● Problem description:
From the line containing "Output the web page that produces this picture with D3.js." through the line containing "const months = d3.timeMonth.range(new", retype each line exactly; include both end lines and nothing beyond them.
#### Material
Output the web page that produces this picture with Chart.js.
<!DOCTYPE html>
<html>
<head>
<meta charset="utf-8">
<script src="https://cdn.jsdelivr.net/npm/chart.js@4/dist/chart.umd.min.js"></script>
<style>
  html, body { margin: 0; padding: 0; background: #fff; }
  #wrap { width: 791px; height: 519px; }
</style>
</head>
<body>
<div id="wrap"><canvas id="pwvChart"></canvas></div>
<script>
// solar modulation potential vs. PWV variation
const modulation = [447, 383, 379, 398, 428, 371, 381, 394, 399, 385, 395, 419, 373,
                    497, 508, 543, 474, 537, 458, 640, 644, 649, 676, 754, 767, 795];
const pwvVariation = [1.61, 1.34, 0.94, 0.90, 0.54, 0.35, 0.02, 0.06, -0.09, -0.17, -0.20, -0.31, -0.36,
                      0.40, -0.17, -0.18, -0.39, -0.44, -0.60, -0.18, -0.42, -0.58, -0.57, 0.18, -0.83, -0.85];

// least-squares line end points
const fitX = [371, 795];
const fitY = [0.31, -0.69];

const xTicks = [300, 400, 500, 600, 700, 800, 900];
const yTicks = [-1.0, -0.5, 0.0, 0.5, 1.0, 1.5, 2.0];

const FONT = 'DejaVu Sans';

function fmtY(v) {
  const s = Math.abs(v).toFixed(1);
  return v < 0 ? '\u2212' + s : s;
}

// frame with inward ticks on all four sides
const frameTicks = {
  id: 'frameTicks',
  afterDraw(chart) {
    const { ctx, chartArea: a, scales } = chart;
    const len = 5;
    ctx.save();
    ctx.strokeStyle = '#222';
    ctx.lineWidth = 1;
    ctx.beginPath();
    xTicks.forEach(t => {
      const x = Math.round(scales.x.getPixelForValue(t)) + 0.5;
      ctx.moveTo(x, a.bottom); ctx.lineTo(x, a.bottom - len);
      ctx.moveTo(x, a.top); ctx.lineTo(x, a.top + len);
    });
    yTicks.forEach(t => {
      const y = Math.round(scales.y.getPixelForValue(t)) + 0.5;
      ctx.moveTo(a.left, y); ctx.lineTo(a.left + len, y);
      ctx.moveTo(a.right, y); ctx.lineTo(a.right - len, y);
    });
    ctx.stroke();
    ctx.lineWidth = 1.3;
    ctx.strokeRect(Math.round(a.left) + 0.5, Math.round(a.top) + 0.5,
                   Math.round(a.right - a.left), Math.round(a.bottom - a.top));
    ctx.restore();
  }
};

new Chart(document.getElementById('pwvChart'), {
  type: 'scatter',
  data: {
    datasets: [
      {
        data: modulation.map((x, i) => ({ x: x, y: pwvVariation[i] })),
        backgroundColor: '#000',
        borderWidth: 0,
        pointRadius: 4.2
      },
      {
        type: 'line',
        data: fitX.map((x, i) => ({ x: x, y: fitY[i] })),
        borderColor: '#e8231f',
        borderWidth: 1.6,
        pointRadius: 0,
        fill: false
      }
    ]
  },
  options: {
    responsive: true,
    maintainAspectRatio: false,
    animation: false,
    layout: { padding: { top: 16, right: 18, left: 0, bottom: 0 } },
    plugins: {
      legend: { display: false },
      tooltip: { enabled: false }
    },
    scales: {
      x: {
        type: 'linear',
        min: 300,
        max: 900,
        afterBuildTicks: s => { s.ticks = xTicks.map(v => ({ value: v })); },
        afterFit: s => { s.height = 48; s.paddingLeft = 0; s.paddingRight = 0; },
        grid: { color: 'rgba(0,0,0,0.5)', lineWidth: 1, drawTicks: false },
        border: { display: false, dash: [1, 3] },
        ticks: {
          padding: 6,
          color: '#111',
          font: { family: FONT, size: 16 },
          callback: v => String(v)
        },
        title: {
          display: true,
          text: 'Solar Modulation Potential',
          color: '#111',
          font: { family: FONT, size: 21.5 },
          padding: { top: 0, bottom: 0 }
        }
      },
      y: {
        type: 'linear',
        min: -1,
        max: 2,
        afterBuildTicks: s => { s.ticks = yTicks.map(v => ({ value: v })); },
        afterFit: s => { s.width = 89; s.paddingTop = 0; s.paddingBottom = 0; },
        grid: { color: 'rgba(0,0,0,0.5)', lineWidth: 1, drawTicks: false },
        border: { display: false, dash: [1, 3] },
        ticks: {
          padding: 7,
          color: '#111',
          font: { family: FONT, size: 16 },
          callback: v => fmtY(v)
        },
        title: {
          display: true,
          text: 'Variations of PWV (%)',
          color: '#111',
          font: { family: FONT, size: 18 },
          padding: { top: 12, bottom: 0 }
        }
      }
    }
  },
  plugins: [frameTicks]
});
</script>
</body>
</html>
########
#### Material
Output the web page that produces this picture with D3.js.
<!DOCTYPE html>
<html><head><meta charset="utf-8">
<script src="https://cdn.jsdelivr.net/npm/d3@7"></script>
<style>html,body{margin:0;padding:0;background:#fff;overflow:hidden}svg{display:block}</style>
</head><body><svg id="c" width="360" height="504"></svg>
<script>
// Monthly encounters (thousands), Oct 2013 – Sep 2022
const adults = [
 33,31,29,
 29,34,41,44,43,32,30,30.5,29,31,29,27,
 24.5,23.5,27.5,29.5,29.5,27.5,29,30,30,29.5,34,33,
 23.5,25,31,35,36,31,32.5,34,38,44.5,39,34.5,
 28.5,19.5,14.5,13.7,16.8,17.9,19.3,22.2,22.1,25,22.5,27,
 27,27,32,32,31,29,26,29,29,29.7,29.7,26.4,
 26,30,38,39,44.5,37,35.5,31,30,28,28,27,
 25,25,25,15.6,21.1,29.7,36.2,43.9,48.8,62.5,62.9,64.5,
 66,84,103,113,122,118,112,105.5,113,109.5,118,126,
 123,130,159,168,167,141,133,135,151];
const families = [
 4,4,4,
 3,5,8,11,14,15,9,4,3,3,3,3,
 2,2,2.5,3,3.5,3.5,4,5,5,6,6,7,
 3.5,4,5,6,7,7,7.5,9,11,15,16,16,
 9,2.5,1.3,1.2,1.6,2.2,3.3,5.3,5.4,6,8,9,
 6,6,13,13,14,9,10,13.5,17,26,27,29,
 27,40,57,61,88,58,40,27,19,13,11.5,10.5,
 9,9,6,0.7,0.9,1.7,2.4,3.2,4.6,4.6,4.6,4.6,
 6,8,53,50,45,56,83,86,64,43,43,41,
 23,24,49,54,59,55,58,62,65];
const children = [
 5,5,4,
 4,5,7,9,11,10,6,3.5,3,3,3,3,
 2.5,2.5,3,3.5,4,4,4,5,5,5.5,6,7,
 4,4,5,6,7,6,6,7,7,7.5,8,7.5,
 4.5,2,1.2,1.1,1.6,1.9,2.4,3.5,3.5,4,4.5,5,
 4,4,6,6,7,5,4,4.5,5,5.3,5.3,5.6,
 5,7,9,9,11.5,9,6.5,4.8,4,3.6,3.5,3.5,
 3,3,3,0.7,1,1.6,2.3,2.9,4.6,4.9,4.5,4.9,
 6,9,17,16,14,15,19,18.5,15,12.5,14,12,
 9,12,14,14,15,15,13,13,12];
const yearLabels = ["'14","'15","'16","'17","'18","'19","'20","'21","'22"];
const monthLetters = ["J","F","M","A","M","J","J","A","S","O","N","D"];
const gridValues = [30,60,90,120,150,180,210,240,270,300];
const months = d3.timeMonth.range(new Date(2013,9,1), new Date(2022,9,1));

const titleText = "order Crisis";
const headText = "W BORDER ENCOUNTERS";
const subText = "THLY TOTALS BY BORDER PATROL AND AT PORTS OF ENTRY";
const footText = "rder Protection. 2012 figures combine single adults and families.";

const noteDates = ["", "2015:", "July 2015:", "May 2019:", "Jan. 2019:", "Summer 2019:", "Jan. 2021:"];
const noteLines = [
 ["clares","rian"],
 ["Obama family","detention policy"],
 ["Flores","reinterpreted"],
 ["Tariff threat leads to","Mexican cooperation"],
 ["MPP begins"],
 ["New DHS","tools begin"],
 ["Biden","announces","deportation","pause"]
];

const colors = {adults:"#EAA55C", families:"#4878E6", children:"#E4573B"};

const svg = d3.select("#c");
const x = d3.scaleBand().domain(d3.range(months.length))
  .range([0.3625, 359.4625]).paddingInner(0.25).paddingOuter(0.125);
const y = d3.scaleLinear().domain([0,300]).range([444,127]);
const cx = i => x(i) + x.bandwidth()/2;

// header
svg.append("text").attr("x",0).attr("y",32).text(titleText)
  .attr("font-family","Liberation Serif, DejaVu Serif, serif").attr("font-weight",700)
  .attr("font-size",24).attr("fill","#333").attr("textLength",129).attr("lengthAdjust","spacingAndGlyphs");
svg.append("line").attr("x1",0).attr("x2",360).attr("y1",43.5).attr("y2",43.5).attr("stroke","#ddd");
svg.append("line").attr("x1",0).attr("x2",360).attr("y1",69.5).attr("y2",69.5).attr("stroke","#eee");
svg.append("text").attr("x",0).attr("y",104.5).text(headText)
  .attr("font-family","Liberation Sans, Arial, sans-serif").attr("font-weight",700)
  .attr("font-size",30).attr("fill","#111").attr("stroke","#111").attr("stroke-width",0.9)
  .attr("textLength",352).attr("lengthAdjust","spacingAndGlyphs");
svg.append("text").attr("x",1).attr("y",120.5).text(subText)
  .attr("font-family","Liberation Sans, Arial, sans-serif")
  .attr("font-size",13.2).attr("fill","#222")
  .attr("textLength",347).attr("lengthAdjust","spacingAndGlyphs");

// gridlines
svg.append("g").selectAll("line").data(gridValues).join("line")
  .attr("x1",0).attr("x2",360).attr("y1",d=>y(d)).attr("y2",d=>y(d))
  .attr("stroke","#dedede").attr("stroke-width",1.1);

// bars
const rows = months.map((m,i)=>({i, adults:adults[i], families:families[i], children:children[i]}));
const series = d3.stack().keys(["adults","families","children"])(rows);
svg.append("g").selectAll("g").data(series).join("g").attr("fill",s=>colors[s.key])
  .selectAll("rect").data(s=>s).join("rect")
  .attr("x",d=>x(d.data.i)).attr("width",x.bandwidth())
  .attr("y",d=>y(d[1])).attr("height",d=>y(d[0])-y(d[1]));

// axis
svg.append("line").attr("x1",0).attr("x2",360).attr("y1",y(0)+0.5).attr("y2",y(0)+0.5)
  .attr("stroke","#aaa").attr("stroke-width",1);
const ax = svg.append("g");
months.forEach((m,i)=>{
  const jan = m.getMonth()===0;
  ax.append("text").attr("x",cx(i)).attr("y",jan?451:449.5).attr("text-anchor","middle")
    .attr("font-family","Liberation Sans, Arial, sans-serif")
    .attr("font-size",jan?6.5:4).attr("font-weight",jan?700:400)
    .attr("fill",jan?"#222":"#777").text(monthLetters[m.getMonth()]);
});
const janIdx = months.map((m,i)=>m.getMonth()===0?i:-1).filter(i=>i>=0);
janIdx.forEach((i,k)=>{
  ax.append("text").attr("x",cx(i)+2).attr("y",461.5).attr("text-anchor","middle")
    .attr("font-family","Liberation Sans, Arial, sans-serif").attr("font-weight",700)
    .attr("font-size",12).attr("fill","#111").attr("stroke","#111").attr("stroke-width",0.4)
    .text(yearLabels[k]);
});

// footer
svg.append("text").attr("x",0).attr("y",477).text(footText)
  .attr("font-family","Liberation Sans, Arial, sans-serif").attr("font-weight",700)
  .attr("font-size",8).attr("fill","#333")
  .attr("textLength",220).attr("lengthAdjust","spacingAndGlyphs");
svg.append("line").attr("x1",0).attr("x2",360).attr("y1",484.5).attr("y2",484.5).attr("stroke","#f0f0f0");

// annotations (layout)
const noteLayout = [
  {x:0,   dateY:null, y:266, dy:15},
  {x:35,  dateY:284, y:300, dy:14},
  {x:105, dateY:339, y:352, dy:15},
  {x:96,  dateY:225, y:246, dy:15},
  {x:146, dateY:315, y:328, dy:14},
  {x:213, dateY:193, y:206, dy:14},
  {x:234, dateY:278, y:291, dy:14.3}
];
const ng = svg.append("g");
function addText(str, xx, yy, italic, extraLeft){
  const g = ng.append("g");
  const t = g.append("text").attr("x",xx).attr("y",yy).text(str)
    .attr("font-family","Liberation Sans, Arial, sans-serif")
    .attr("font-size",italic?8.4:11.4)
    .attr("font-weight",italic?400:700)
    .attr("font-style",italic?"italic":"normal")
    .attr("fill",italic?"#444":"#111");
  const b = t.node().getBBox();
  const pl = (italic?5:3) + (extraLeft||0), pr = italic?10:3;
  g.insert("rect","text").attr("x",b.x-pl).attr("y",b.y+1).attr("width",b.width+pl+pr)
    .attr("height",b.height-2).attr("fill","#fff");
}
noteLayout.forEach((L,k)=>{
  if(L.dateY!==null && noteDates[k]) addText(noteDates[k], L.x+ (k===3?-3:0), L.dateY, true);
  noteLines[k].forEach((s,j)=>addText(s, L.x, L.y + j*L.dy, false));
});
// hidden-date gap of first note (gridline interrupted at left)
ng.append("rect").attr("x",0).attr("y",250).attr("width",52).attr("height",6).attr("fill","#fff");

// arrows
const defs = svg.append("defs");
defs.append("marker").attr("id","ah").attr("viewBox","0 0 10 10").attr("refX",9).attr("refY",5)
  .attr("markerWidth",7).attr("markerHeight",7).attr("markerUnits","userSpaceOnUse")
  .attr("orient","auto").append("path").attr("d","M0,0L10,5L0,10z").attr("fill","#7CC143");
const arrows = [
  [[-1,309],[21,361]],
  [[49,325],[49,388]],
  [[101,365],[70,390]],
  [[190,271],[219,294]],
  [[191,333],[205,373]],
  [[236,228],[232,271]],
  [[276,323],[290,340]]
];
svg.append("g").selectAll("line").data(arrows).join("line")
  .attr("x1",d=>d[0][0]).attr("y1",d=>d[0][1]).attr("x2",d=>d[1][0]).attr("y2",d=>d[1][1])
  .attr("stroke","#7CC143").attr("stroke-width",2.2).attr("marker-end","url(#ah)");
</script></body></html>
########
● Answer to this problem:
Output the web page that produces this picture with D3.js.
<!DOCTYPE html>
<html><head><meta charset="utf-8">
<script src="https://cdn.jsdelivr.net/npm/d3@7"></script>
<style>html,body{margin:0;padding:0;background:#fff;overflow:hidden}svg{display:block}</style>
</head><body><svg id="c" width="360" height="504"></svg>
<script>
// Monthly encounters (thousands), Oct 2013 – Sep 2022
const adults = [
 33,31,29,
 29,34,41,44,43,32,30,30.5,29,31,29,27,
 24.5,23.5,27.5,29.5,29.5,27.5,29,30,30,29.5,34,33,
 23.5,25,31,35,36,31,32.5,34,38,44.5,39,34.5,
 28.5,19.5,14.5,13.7,16.8,17.9,19.3,22.2,22.1,25,22.5,27,
 27,27,32,32,31,29,26,29,29,29.7,29.7,26.4,
 26,30,38,39,44.5,37,35.5,31,30,28,28,27,
 25,25,25,15.6,21.1,29.7,36.2,43.9,48.8,62.5,62.9,64.5,
 66,84,103,113,122,118,112,105.5,113,109.5,118,126,
 123,130,159,168,167,141,133,135,151];
const families = [
 4,4,4,
 3,5,8,11,14,15,9,4,3,3,3,3,
 2,2,2.5,3,3.5,3.5,4,5,5,6,6,7,
 3.5,4,5,6,7,7,7.5,9,11,15,16,16,
 9,2.5,1.3,1.2,1.6,2.2,3.3,5.3,5.4,6,8,9,
 6,6,13,13,14,9,10,13.5,17,26,27,29,
 27,40,57,61,88,58,40,27,19,13,11.5,10.5,
 9,9,6,0.7,0.9,1.7,2.4,3.2,4.6,4.6,4.6,4.6,
 6,8,53,50,45,56,83,86,64,43,43,41,
 23,24,49,54,59,55,58,62,65];
const children = [
 5,5,4,
 4,5,7,9,11,10,6,3.5,3,3,3,3,
 2.5,2.5,3,3.5,4,4,4,5,5,5.5,6,7,
 4,4,5,6,7,6,6,7,7,7.5,8,7.5,
 4.5,2,1.2,1.1,1.6,1.9,2.4,3.5,3.5,4,4.5,5,
 4,4,6,6,7,5,4,4.5,5,5.3,5.3,5.6,
 5,7,9,9,11.5,9,6.5,4.8,4,3.6,3.5,3.5,
 3,3,3,0.7,1,1.6,2.3,2.9,4.6,4.9,4.5,4.9,
 6,9,17,16,14,15,19,18.5,15,12.5,14,12,
 9,12,14,14,15,15,13,13,12];
const yearLabels = ["'14","'15","'16","'17","'18","'19","'20","'21","'22"];
const monthLetters = ["J","F","M","A","M","J","J","A","S","O","N","D"];
const gridValues = [30,60,90,120,150,180,210,240,270,300];
const months = d3.timeMonth.range(new Date(2013,9,1), new Date(2022,9,1));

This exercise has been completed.